start Data

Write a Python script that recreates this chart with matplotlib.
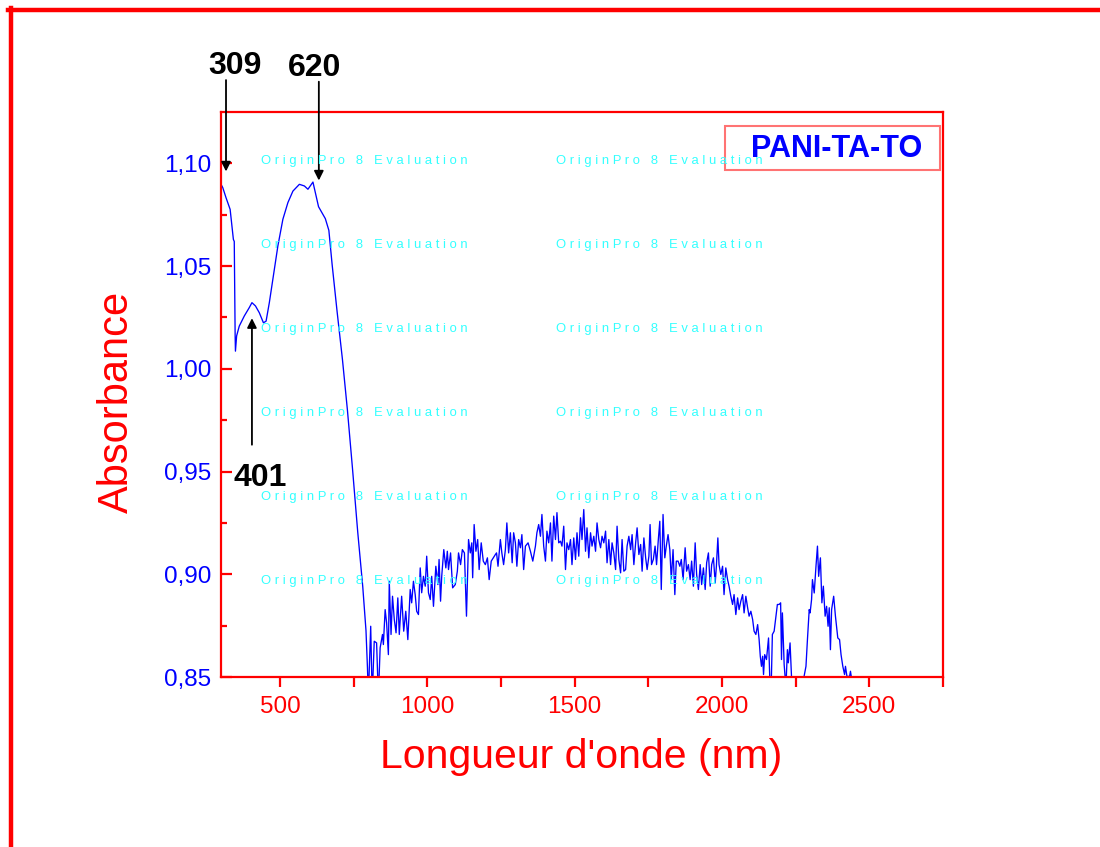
import matplotlib.pyplot as plt
from matplotlib.lines import Line2D
from matplotlib.patches import Rectangle

plt.rcParams['font.family'] = ['Liberation Sans', 'DejaVu Sans']

# UV-visible part of the spectrum
wl_vis = [300, 306, 317, 331, 337, 342, 345, 348, 349, 353, 362, 379, 396, 405,
          417, 430, 444, 453, 464, 476, 493, 510, 527, 544, 566, 583, 595, 612,
          631, 654, 666, 677, 694, 712, 729, 746, 764, 781, 792, 797, 800]
abs_vis = [1.0898, 1.0882, 1.0833, 1.0776, 1.0695, 1.0630, 1.0620, 1.0159, 1.0086,
           1.0160, 1.0208, 1.0257, 1.0298, 1.0322, 1.0306, 1.0273, 1.0224, 1.0232,
           1.0322, 1.0435, 1.0598, 1.0728, 1.0809, 1.0865, 1.0898, 1.0890, 1.0874,
           1.0909, 1.0789, 1.0731, 1.0674, 1.0509, 1.0278, 1.0047, 0.9799, 0.9518,
           0.9205, 0.8940, 0.8726, 0.8544, 0.8400]

# near infrared part (noisy)
wl_nir = [808, 813, 820, 828, 834, 840, 848, 851, 857, 862, 868, 871, 877, 882,
          888, 894, 900, 905, 913, 920, 927, 934, 942, 947, 953, 959, 964, 970,
          976, 981, 987, 993, 998, 1004, 1010, 1015, 1021, 1029, 1036, 1040, 1045,
          1049, 1056, 1063, 1068, 1072, 1079, 1086, 1095, 1102, 1106, 1113, 1119,
          1126, 1133, 1140, 1146, 1151, 1154, 1159, 1165, 1171, 1176, 1183, 1190,
          1197, 1204, 1210, 1217, 1224, 1231, 1235, 1240,
          1248, 1253, 1259, 1265, 1270, 1276, 1282, 1288, 1293, 1299, 1304, 1310,
          1316, 1321, 1327, 1333, 1342, 1350, 1358, 1367, 1372, 1378, 1384, 1389,
          1395, 1401, 1406, 1412, 1418, 1423, 1429, 1435, 1440, 1446, 1452, 1457,
          1463, 1469, 1474, 1480, 1486, 1491, 1497, 1503, 1508, 1514, 1520, 1525,
          1531, 1537, 1542, 1548, 1554, 1559, 1565, 1571, 1576, 1582, 1588, 1593,
          1599, 1605, 1610, 1616, 1622, 1627, 1633, 1639, 1644, 1650, 1656, 1661,
          1667,
          1673, 1678, 1684, 1690, 1695, 1701, 1707, 1712, 1718, 1724, 1729, 1735,
          1741, 1746, 1752, 1756, 1761, 1767, 1773, 1778, 1784, 1789, 1794, 1800,
          1806, 1811, 1817, 1823, 1828, 1834, 1840, 1845, 1851, 1857, 1862, 1868,
          1875, 1880, 1886, 1892, 1897, 1903, 1909, 1914, 1920, 1926, 1931, 1937,
          1943, 1948, 1954, 1960, 1965, 1971, 1977, 1981, 1986, 1990, 1996, 2002,
          2007, 2013, 2019, 2024, 2030, 2036, 2041, 2047, 2053, 2058, 2064, 2070,
          2075, 2081, 2087, 2092, 2098, 2104, 2109, 2115, 2121, 2126,
          2130, 2134, 2138, 2141, 2145, 2151, 2158, 2162, 2167, 2171, 2177, 2183,
          2188, 2194, 2199, 2202, 2205, 2211, 2217, 2222, 2225, 2231, 2239, 2265,
          2285, 2290, 2296, 2299, 2304, 2307, 2313, 2319, 2324, 2328, 2334, 2339,
          2344, 2350, 2355, 2360, 2364, 2368, 2372, 2379, 2385, 2393, 2399, 2404,
          2410, 2416, 2419, 2424, 2433, 2436, 2440]
abs_nir = [0.8747, 0.8400, 0.8674, 0.8666, 0.8400, 0.8642, 0.8707, 0.8658, 0.8828,
           0.8763, 0.8609, 0.8966, 0.8707, 0.8893, 0.8780, 0.8715, 0.8885, 0.8707,
           0.8893, 0.8723, 0.8820, 0.8682, 0.8926, 0.8861, 0.8966, 0.8901, 0.8820,
           0.8804, 0.9031, 0.8910, 0.8990, 0.8942, 0.9088, 0.8910, 0.8877, 0.8990,
           0.8844, 0.9039, 0.8950, 0.9072, 0.8869, 0.8990, 0.9120, 0.9031, 0.9112,
           0.9023, 0.9104, 0.8934, 0.8950, 0.9015, 0.9104, 0.9047, 0.9120, 0.9104,
           0.8796, 0.9169, 0.9104, 0.9153, 0.8983, 0.9242, 0.9112, 0.9169, 0.9023,
           0.9153, 0.9064, 0.9047, 0.9080, 0.8974, 0.9064, 0.9080, 0.9096, 0.9104,
           0.9039,
           0.9169, 0.9104, 0.9047, 0.9120, 0.9250, 0.9104, 0.9202, 0.9056, 0.9202,
           0.9153, 0.9039, 0.9169, 0.9129, 0.9193, 0.9023, 0.9137, 0.9153, 0.9112,
           0.9064, 0.9137, 0.9202, 0.9242, 0.9185, 0.9291, 0.9137, 0.9064, 0.9210,
           0.9153, 0.9250, 0.9064, 0.9283, 0.9169, 0.9300, 0.9153, 0.9161, 0.9137,
           0.9234, 0.9023, 0.9153, 0.9120, 0.9169, 0.9047, 0.9177, 0.9072, 0.9202,
           0.9088, 0.9275, 0.9169, 0.9315, 0.9112, 0.9226, 0.9080, 0.9202, 0.9137,
           0.9185, 0.9112, 0.9250, 0.9169, 0.9129, 0.9185, 0.9153, 0.9210, 0.9056,
           0.9169, 0.9047, 0.9153, 0.9104, 0.9023, 0.9234, 0.9072, 0.9007, 0.9169,
           0.9015,
           0.9023, 0.9137, 0.9185, 0.9120, 0.9193, 0.9047, 0.9153, 0.9226, 0.9096,
           0.9145, 0.9015, 0.9177, 0.9080, 0.9023, 0.9088, 0.9242, 0.9047, 0.9072,
           0.9137, 0.9047, 0.9169, 0.9258, 0.8926, 0.9291, 0.9080, 0.9137, 0.9193,
           0.9120, 0.8974, 0.9120, 0.8901, 0.9064, 0.9064, 0.9039, 0.9072, 0.8974,
           0.9129, 0.9015, 0.9047, 0.8974, 0.9064, 0.8942, 0.9153, 0.8999, 0.8926,
           0.9047, 0.8950, 0.9031, 0.8926, 0.9056, 0.9104, 0.8942, 0.9047, 0.9080,
           0.8958, 0.9039, 0.9177, 0.9047, 0.8999, 0.9039, 0.8901, 0.9031, 0.8974,
           0.8942, 0.8893, 0.8853, 0.8901, 0.8804, 0.8885, 0.8828, 0.8869, 0.8901,
           0.8812, 0.8893, 0.8837, 0.8796, 0.8820, 0.8780, 0.8723, 0.8707, 0.8755,
           0.8682,
           0.8601, 0.8552, 0.8601, 0.8512, 0.8609, 0.8585, 0.8690, 0.8503, 0.8450,
           0.8707, 0.8723, 0.8796, 0.8853, 0.8853, 0.8861, 0.8585, 0.8812, 0.8560,
           0.8450, 0.8633, 0.8569, 0.8666, 0.8400, 0.8400, 0.8552, 0.8682, 0.8828,
           0.8812, 0.8877, 0.8974, 0.8909, 0.9039, 0.9137, 0.8990, 0.9080, 0.8861,
           0.8942, 0.8796, 0.8844, 0.8747, 0.8837, 0.8633, 0.8828, 0.8893, 0.8796,
           0.8690, 0.8682, 0.8609, 0.8552, 0.8512, 0.8552, 0.8503, 0.8503, 0.8528,
           0.8490]

x_ticks = [500, 1000, 1500, 2000, 2500]
x_tick_labels = ['500', '1000', '1500', '2000', '2500']
x_minor = [750, 1250, 1750, 2250, 2750]
y_ticks = [0.85, 0.90, 0.95, 1.00, 1.05, 1.10]
y_tick_labels = ['0,85', '0,90', '0,95', '1,00', '1,05', '1,10']
y_minor = [0.875, 0.925, 0.975, 1.025, 1.075]

W, H = 1100, 847


def fx(px):
    return px / W


def fy(py):
    return 1 - py / H


fig = plt.figure(figsize=(W / 100, H / 100), dpi=100)
ax = fig.add_axes([fx(221), fy(677), (943 - 221) / W, (677 - 112) / H])

ax.plot(wl_vis + wl_nir, abs_vis + abs_nir, color='#0000FF', lw=0.95)
ax.set_xlim(300, 2750)
ax.set_ylim(0.85, 1.125)

for s in ax.spines.values():
    s.set_color('red')
    s.set_linewidth(1.6)

ax.set_xticks(x_ticks, x_tick_labels)
ax.set_xticks(x_minor, minor=True)
ax.set_yticks(y_ticks, y_tick_labels)
ax.set_yticks(y_minor, minor=True)
ax.tick_params(axis='x', which='both', direction='out', length=7, width=1.6,
               color='red', labelcolor='red', labelsize=17.5, pad=7)
ax.tick_params(axis='y', which='major', direction='in', length=8, width=1.6,
               color='red', labelcolor='#0000FF', labelsize=17.5, pad=7)
ax.tick_params(axis='y', which='minor', direction='in', length=4.5, width=1.6,
               color='red')

# axis titles
fig.text(fx(581), fy(757), "Longueur d'onde (nm)", color='red', fontsize=29.5,
         ha='center', va='center')
fig.text(fx(117), fy(402), 'Absorbance', color='red', fontsize=30,
         rotation=90, ha='center', va='center')

# peak annotations
arrow = dict(arrowstyle='-|>', color='black', lw=1.3, mutation_scale=14)
ax.annotate('', xy=(317, 1.0947), xytext=(317, 1.1419), arrowprops=arrow,
            annotation_clip=False)
ax.annotate('', xy=(632, 1.0903), xytext=(632, 1.1411), arrowprops=arrow,
            annotation_clip=False)
ax.annotate('', xy=(405, 1.026), xytext=(405, 0.9617), arrowprops=arrow,
            annotation_clip=False)
ax.text(348, 1.1475, '309', fontsize=23, fontweight='bold', ha='center',
        va='center', clip_on=False)
ax.text(616, 1.1462, '620', fontsize=23, fontweight='bold', ha='center',
        va='center', clip_on=False)
ax.text(433, 0.9468, '401', fontsize=23, fontweight='bold', ha='center',
        va='center', clip_on=False)

# watermark
for py in [161, 245, 329, 413, 497, 581]:
    for px in [261, 556]:
        fig.text(fx(px), fy(py), 'O r i g i n P r o   8   E v a l u a t i o n',
                 color='#33FFFF', fontsize=9.4, ha='left', va='center')

# sample label box
fig.patches.append(Rectangle((fx(725), fy(170)), 215 / W, 44 / H,
                             transform=fig.transFigure, fill=False,
                             ec=(1, 0, 0, 0.55), lw=1.5))
fig.text(fx(837), fy(149), 'PANI-TA-TO', color='#0000FF', fontsize=22,
         fontweight='bold', ha='center', va='center')

# outer red frame (top and left only visible)
fig.add_artist(Line2D([fx(8), 1], [fy(10.5), fy(10.5)], color='red', lw=3.2,
                      transform=fig.transFigure))
fig.add_artist(Line2D([fx(10.5), fx(10.5)], [fy(8), 0], color='red', lw=3.2,
                      transform=fig.transFigure))

fig.savefig('out.png', dpi=100)
plt.close(fig)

end Data

* _Task_
Every line from the top of the material above through the line with "plt.rcParams['font.family'] = ['Liberation" should be duplicated exactly, please; leave out the pictures.

* _Full answer_
Write a Python script that recreates this chart with matplotlib.
import matplotlib.pyplot as plt
from matplotlib.lines import Line2D
from matplotlib.patches import Rectangle

plt.rcParams['font.family'] = ['Liberation Sans', 'DejaVu Sans']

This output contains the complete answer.